On Friday, four days before Election Day, the Paris global climate accord takes effect, setting the United States, China and more than 185 other countries on track to shift away from the fossil fuels driving climate change and toward cleaner, smarter ways to power our future.
Last month, in Kigali, officials from more than 170 countries agreed to cut the use of climate-disrupting coolants called hydrofluorocarbons, a move expected to avert nearly one degree Fahrenheit of global warming.
And the week before that, in Montreal, more than 190 countries signed on to a plan to reduce the climate harm from jet travel, by improving airline fuel efficiency and investing in clean energy, forest restoration and other projects to offset carbon dioxide and other greenhouse gas emissions.
Consolidating years of concerted diplomacy, the nations of the world have rallied in these weeks around the urgent need to protect future generations from climate calamity by taking strong action to fight the pollution that’s causing it. It’s a historic victory for the kind of global cooperation required to leave our children a brighter, more hopeful tomorrow.
The question before us, as Americans, is whether we’ll build on that promise with further progress, or walk away from these global gains in isolated retreat.
The case for action becomes more urgent each day.
We just wrapped up the hottest summer since global record-keeping began in 1880. A key indicator of long-term climate change, Arctic sea ice in September fell to 28 percent below the 40-year average, tying 2007 figures for the lowest levels in the 47-year satellite record.

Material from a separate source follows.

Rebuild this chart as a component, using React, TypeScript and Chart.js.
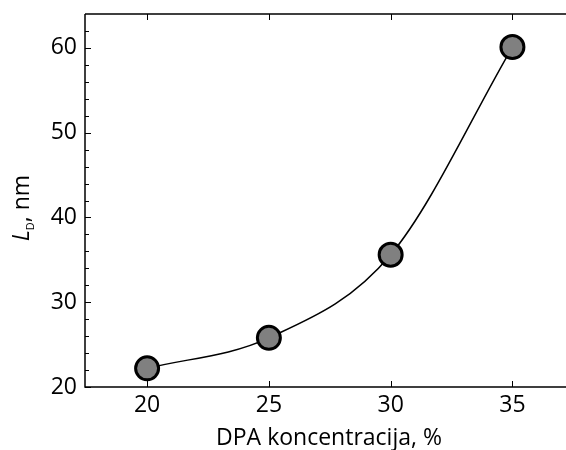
import React, { useEffect, useRef } from "react";
import { Chart, registerables } from "chart.js";

Chart.register(...registerables);

const CONCENTRATION = [20, 25, 30, 35];
const LD_VALUES = [22.2, 25.8, 35.6, 60.1];
const X_TICKS = [20, 25, 30, 35];
const Y_TICKS = [20, 30, 40, 50, 60];
const Y_MINOR = [22, 24, 26, 28, 32, 34, 36, 38, 42, 44, 46, 48, 52, 54, 56, 58, 62];
const X_TITLE = "DPA koncentracija, %";
const FONT = "'Open Sans', 'DejaVu Sans', sans-serif";

const axesPlugin = {
  id: "customAxes",
  afterDraw(chart: any) {
    const { ctx, chartArea } = chart;
    const xs = chart.scales.x;
    const ys = chart.scales.y;
    const { left, right, top, bottom } = chartArea;
    ctx.save();
    ctx.strokeStyle = "#000";
    ctx.lineWidth = 1.5;
    ctx.beginPath();
    ctx.moveTo(left, top);
    ctx.lineTo(right, top);
    ctx.moveTo(left, top);
    ctx.lineTo(left, bottom);
    ctx.lineTo(right, bottom);
    ctx.stroke();
    ctx.lineWidth = 1;
    ctx.beginPath();
    for (const v of X_TICKS) {
      const px = Math.round(xs.getPixelForValue(v)) + 0.5;
      ctx.moveTo(px, bottom);
      ctx.lineTo(px, bottom - 6);
      ctx.moveTo(px, top);
      ctx.lineTo(px, top + 6);
    }
    for (const v of Y_TICKS) {
      const py = Math.round(ys.getPixelForValue(v)) + 0.5;
      ctx.moveTo(left, py);
      ctx.lineTo(left + 6, py);
    }
    for (const v of Y_MINOR) {
      const py = Math.round(ys.getPixelForValue(v)) + 0.5;
      ctx.moveTo(left, py);
      ctx.lineTo(left + 4, py);
    }
    ctx.stroke();

    // x title
    ctx.fillStyle = "#000";
    ctx.font = `23px ${FONT}`;
    ctx.textAlign = "center";
    ctx.textBaseline = "alphabetic";
    ctx.fillText(X_TITLE, 329, 445);

    // y title: L_D, nm (rotated)
    ctx.translate(29, 208);
    ctx.rotate(-Math.PI / 2);
    ctx.textAlign = "left";
    const fMain = `23px ${FONT}`;
    const fItal = `italic 23px ${FONT}`;
    const fSub = `11px ${FONT}`;
    ctx.font = fItal;
    const wL = ctx.measureText("L").width;
    ctx.font = fSub;
    const wD = ctx.measureText("D").width;
    ctx.font = fMain;
    const wR = ctx.measureText(", nm").width;
    const total = wL + wD + wR;
    let x = -total / 2;
    ctx.font = fItal;
    ctx.fillText("L", x, 0);
    x += wL;
    ctx.font = fSub;
    ctx.fillText("D", x, 5);
    x += wD;
    ctx.font = fMain;
    ctx.fillText(", nm", x, 0);
    ctx.restore();
  },
};

export default function App() {
  const ref = useRef<HTMLCanvasElement>(null);
  useEffect(() => {
    const chart = new Chart(ref.current!, {
      type: "line",
      data: {
        datasets: [
          {
            data: CONCENTRATION.map((c, i) => ({ x: c, y: LD_VALUES[i] })),
            borderColor: "#000",
            borderWidth: 1.5,
            cubicInterpolationMode: "monotone",
            pointRadius: 11.5,
            pointBorderWidth: 3,
            pointBackgroundColor: "#808080",
            pointBorderColor: "#000",
            clip: false as any,
          },
        ],
      },
      options: {
        animation: false,
        responsive: false,
        maintainAspectRatio: false,
        layout: { autoPadding: false, padding: { top: 14, right: 0, left: 0, bottom: 0 } },
        plugins: { legend: { display: false }, tooltip: { enabled: false } },
        scales: {
          x: {
            type: "linear",
            min: 17.45,
            max: 37.2,
            grid: { display: false, drawTicks: false },
            border: { display: false },
            afterBuildTicks: (s: any) => {
              s.ticks = X_TICKS.map((v) => ({ value: v }));
            },
            afterFit: (s: any) => {
              s.height = 63;
              s.paddingLeft = 0;
              s.paddingRight = 0;
              s.paddingTop = 0;
              s.paddingBottom = 0;
            },
            ticks: {
              color: "#000",
              font: { family: FONT, size: 23 },
              padding: 5,
              maxRotation: 0,
            },
          },
          y: {
            type: "linear",
            min: 20,
            max: 64,
            grid: { display: false, drawTicks: false },
            border: { display: false },
            afterBuildTicks: (s: any) => {
              s.ticks = Y_TICKS.map((v) => ({ value: v }));
            },
            afterFit: (s: any) => {
              s.width = 85;
              s.paddingLeft = 0;
              s.paddingRight = 0;
              s.paddingTop = 0;
              s.paddingBottom = 0;
            },
            ticks: {
              color: "#000",
              font: { family: FONT, size: 23 },
              padding: 8,
            },
          },
        },
      },
      plugins: [axesPlugin],
    });
    return () => chart.destroy();
  }, []);
  return (
    <div style={{ position: "absolute", left: 0, top: 0, width: 566, height: 450, background: "#fff" }}>
      <canvas ref={ref} width={566} height={450} style={{ width: 566, height: 450 }} />
    </div>
  );
}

Last year was the hottest year ever recorded, and the first nine months of this year have been even hotter, a record 1.6 degrees Fahrenheit above the 20th Century average. Nineteen of the hottest years on record have all occurred in the past 20 years.
Anyone paying attention sees the problem all around us: in sea level rise that threatens hundreds of billions of dollars worth of property, roads and other coastal infrastructure, from New Orleans to Boston; storms that have brought the kind of rains experts expect just once every several centuries to South Carolina, Oklahoma, Louisiana, Maryland, Texas and elsewhere, over just the past year; widening desertification that has forced more than 1.1 million Chinese from their homes.
If the threat is clear, so too is our choice on Election Day.
Hillary Clinton understands the growing dangers of climate change. She’s put sound proposals in place to fight it. She’s got plans to advance the climate progress we’ve made over the past eight years by cleaning up our dirty power plants, building the next generation of energy-efficient cars, homes and workplaces. And she’s called for us to create millions of good-paying American jobs by becoming the clean energy superpower of the 21st Century.
Donald Trump might as well be campaigning from a different planet. He’s called climate change a “hoax,” has no plan to fight it and would instead roll back the vital climate progress we’ve made.
His climate change denial and promises to increase fossil fuel use put Trump on the wrong side of science, the wrong side of history and the wrong side of the global consensus for change.
That kind of misjudgment, ignorance and error lies at the root of his three-pronged scheme to set us back a generation in our united efforts to fight climate change.
First, he’s vowed to kill President Obama’s signature climate change initiative. The 2015 Clean Power Plan will cut the carbon pollution from the dirty power plants that account for 40 percent of our nation’s carbon footprint. Big polluters hate that plan – and so does Trump.
Next, he’s said he’ll “cancel” the Paris climate accord. Big oil, coal and gas producers despise the agreement – and so does Trump.
Finally, he wants to lock our children and grandchildren into decades more of fossil fuel dependency, damage and danger. The Jurassic fuels industry doesn’t want us moving forward with cleaner, smarter ways to power our future – and neither does Donald Trump.
The message coming in from Paris, Kigali and Montreal could not be more clear. The people of the world recognize that climate change is a global scourge that threatens us all. Fighting it will take global action that, for each of us, begins at home.
On so many important issues throughout this campaign season, we’ve seen two candidates who are worlds apart. When it comes to climate change, the differences go beyond our world as it is today to impact the world we’ll leave to our children.
Rhea Suh is president of the NRDC Action Fund.